The key to a good soup is in the quality of vegetables you use, so make sure you seek out varieties of vegetables that are bang in season. Think root vegetables such as celeriac, leeks, pumpkin, parsnips, artichokes and carrots. In Scotland we have the perfect climate for growing root vegetables and now really is the time to make the most of them. The local farmers’ markets are a great source for picking up a stack of fresh vegetables and many local farms will also make up mixed vegetable boxes, which is a fantastic way to try experimenting with different and sometimes new ingredients.

Whether you’re cooking a broth or a soup, using a good stock as your base is also incredibly important. In the past, stocks tended to be kept on the stove and added to constantly with leftover meat, vegetables or fish. Nowadays, though, they tend to be made fresh when needed, and then maybe frozen for future use. You can make your own, which I would highly recommend, or buy a quality stock from your local butcher or fishmonger.

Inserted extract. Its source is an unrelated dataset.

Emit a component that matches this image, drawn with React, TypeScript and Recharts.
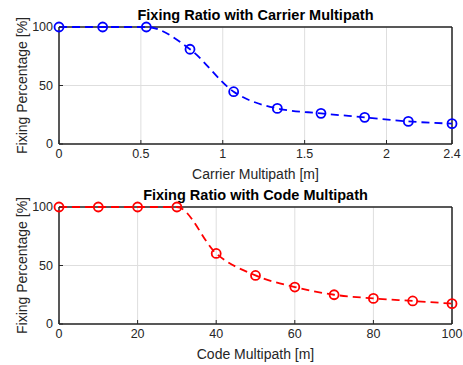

Cock-a-leekie soup is one of my favourite winter warmers and such a fantastic Scottish classic. The traditional recipe calls for leeks and chicken stock which are then thickened with barley. Prunes are also added during cooking and I still like to use them in my recipe to give the dish balance and that little taste of sweetness. Barley and grains are a great way to add depth and texture to your soups and they can also add bulk so the dish is much more filling, warming and sustaining. It’s the perfect pick-me-up after coming in from the cold of winter.

Cock-A-Leekie

1 whole free-range chicken

1 leek

1 onion

2 carrots

1 sprig thyme

5 white peppercorns

1 bay leaf

salt

Garnish

200g basmati rice

50g chopped prunes

20g chopped parsley

1 chopped leek

In a large pan cover the chicken with cold water and bring to the boil. Add the vegetables and herbs and cook slowly for two or three hours until the chicken is cooked. Remove the chicken and vegetables from the stock and season to taste.

Meanwhile, cook the basmati rice and chopped leeks in boiling salted water. Chop the prunes and parsley, keeping aside for garnish.

Break away the chicken from the bone.

To serve

In a bowl place the cooked rice, chicken, prunes and chopped parsley. Cover in stock and serve.